(PROBLEM TO WORK ON) Give the data below again exactly as it stands. Omit the pictures.

── DATA LINES

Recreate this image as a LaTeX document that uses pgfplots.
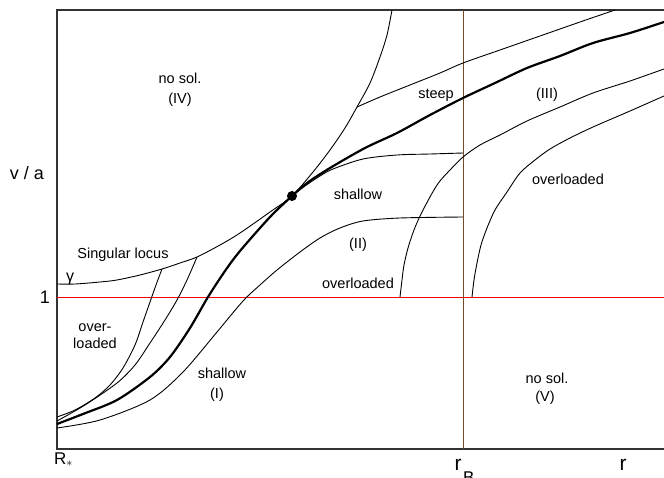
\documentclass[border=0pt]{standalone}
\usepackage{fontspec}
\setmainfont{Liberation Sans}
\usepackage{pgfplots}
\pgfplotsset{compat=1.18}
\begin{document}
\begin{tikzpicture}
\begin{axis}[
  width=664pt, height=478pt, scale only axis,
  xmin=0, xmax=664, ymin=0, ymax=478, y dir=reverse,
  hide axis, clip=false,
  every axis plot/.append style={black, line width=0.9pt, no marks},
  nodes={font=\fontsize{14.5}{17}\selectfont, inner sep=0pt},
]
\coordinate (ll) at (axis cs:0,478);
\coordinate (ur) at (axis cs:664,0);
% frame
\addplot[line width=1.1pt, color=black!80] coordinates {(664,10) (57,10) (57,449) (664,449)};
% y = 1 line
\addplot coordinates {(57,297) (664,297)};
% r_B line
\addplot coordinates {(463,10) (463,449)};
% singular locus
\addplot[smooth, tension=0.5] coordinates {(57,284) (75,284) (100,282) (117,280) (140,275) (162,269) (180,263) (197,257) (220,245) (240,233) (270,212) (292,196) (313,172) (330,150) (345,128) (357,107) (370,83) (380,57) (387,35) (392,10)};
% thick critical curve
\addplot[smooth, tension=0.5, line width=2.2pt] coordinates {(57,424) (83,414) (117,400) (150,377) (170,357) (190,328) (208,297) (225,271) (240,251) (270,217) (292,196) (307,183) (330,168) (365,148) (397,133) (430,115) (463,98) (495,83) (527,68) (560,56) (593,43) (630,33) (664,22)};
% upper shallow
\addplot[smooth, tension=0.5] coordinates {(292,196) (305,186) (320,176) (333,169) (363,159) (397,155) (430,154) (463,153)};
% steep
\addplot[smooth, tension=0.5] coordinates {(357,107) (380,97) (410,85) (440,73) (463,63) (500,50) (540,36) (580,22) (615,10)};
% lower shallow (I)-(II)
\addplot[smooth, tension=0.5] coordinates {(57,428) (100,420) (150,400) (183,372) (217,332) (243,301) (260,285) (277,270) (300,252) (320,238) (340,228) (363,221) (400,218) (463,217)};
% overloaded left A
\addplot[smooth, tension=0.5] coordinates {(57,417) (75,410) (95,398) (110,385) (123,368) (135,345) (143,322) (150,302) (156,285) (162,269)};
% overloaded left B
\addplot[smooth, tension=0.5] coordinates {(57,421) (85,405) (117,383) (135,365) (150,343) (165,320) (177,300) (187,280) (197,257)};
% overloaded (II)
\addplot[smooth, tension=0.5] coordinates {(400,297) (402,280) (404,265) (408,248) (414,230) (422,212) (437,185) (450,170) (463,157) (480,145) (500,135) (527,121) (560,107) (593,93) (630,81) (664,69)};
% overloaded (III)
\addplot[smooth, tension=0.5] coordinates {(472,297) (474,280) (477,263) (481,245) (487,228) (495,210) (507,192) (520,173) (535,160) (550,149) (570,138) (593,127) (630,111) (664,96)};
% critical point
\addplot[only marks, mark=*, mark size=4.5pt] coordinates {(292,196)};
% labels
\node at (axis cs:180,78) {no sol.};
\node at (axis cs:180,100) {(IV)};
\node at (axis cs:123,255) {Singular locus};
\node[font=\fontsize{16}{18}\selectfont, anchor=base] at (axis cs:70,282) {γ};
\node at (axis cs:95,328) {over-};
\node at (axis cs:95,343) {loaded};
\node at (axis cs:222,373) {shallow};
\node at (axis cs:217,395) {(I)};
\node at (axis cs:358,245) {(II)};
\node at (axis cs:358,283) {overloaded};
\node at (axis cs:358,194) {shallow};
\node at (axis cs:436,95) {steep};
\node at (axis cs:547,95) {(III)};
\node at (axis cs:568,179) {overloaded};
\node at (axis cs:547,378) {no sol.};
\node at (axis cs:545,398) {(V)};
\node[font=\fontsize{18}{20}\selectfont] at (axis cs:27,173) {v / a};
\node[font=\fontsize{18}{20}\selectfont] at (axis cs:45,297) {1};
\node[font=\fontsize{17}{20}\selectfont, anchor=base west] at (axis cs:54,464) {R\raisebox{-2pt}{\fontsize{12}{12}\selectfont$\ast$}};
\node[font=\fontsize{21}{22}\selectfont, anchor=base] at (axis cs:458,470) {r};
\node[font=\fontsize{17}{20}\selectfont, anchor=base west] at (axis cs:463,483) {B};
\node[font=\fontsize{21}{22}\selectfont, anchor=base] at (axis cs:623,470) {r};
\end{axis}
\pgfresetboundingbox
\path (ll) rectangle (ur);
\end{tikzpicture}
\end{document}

────

(SOLUTION)
Recreate this image as a LaTeX document that uses pgfplots.
\documentclass[border=0pt]{standalone}
\usepackage{fontspec}
\setmainfont{Liberation Sans}
\usepackage{pgfplots}
\pgfplotsset{compat=1.18}
\begin{document}
\begin{tikzpicture}
\begin{axis}[
  width=664pt, height=478pt, scale only axis,
  xmin=0, xmax=664, ymin=0, ymax=478, y dir=reverse,
  hide axis, clip=false,
  every axis plot/.append style={black, line width=0.9pt, no marks},
  nodes={font=\fontsize{14.5}{17}\selectfont, inner sep=0pt},
]
\coordinate (ll) at (axis cs:0,478);
\coordinate (ur) at (axis cs:664,0);
% frame
\addplot[line width=1.1pt, color=black!80] coordinates {(664,10) (57,10) (57,449) (664,449)};
% y = 1 line
\addplot coordinates {(57,297) (664,297)};
% r_B line
\addplot coordinates {(463,10) (463,449)};
% singular locus
\addplot[smooth, tension=0.5] coordinates {(57,284) (75,284) (100,282) (117,280) (140,275) (162,269) (180,263) (197,257) (220,245) (240,233) (270,212) (292,196) (313,172) (330,150) (345,128) (357,107) (370,83) (380,57) (387,35) (392,10)};
% thick critical curve
\addplot[smooth, tension=0.5, line width=2.2pt] coordinates {(57,424) (83,414) (117,400) (150,377) (170,357) (190,328) (208,297) (225,271) (240,251) (270,217) (292,196) (307,183) (330,168) (365,148) (397,133) (430,115) (463,98) (495,83) (527,68) (560,56) (593,43) (630,33) (664,22)};
% upper shallow
\addplot[smooth, tension=0.5] coordinates {(292,196) (305,186) (320,176) (333,169) (363,159) (397,155) (430,154) (463,153)};
% steep
\addplot[smooth, tension=0.5] coordinates {(357,107) (380,97) (410,85) (440,73) (463,63) (500,50) (540,36) (580,22) (615,10)};
% lower shallow (I)-(II)
\addplot[smooth, tension=0.5] coordinates {(57,428) (100,420) (150,400) (183,372) (217,332) (243,301) (260,285) (277,270) (300,252) (320,238) (340,228) (363,221) (400,218) (463,217)};
% overloaded left A
\addplot[smooth, tension=0.5] coordinates {(57,417) (75,410) (95,398) (110,385) (123,368) (135,345) (143,322) (150,302) (156,285) (162,269)};
% overloaded left B
\addplot[smooth, tension=0.5] coordinates {(57,421) (85,405) (117,383) (135,365) (150,343) (165,320) (177,300) (187,280) (197,257)};
% overloaded (II)
\addplot[smooth, tension=0.5] coordinates {(400,297) (402,280) (404,265) (408,248) (414,230) (422,212) (437,185) (450,170) (463,157) (480,145) (500,135) (527,121) (560,107) (593,93) (630,81) (664,69)};
% overloaded (III)
\addplot[smooth, tension=0.5] coordinates {(472,297) (474,280) (477,263) (481,245) (487,228) (495,210) (507,192) (520,173) (535,160) (550,149) (570,138) (593,127) (630,111) (664,96)};
% critical point
\addplot[only marks, mark=*, mark size=4.5pt] coordinates {(292,196)};
% labels
\node at (axis cs:180,78) {no sol.};
\node at (axis cs:180,100) {(IV)};
\node at (axis cs:123,255) {Singular locus};
\node[font=\fontsize{16}{18}\selectfont, anchor=base] at (axis cs:70,282) {γ};
\node at (axis cs:95,328) {over-};
\node at (axis cs:95,343) {loaded};
\node at (axis cs:222,373) {shallow};
\node at (axis cs:217,395) {(I)};
\node at (axis cs:358,245) {(II)};
\node at (axis cs:358,283) {overloaded};
\node at (axis cs:358,194) {shallow};
\node at (axis cs:436,95) {steep};
\node at (axis cs:547,95) {(III)};
\node at (axis cs:568,179) {overloaded};
\node at (axis cs:547,378) {no sol.};
\node at (axis cs:545,398) {(V)};
\node[font=\fontsize{18}{20}\selectfont] at (axis cs:27,173) {v / a};
\node[font=\fontsize{18}{20}\selectfont] at (axis cs:45,297) {1};
\node[font=\fontsize{17}{20}\selectfont, anchor=base west] at (axis cs:54,464) {R\raisebox{-2pt}{\fontsize{12}{12}\selectfont$\ast$}};
\node[font=\fontsize{21}{22}\selectfont, anchor=base] at (axis cs:458,470) {r};
\node[font=\fontsize{17}{20}\selectfont, anchor=base west] at (axis cs:463,483) {B};
\node[font=\fontsize{21}{22}\selectfont, anchor=base] at (axis cs:623,470) {r};
\end{axis}
\pgfresetboundingbox
\path (ll) rectangle (ur);
\end{tikzpicture}
\end{document}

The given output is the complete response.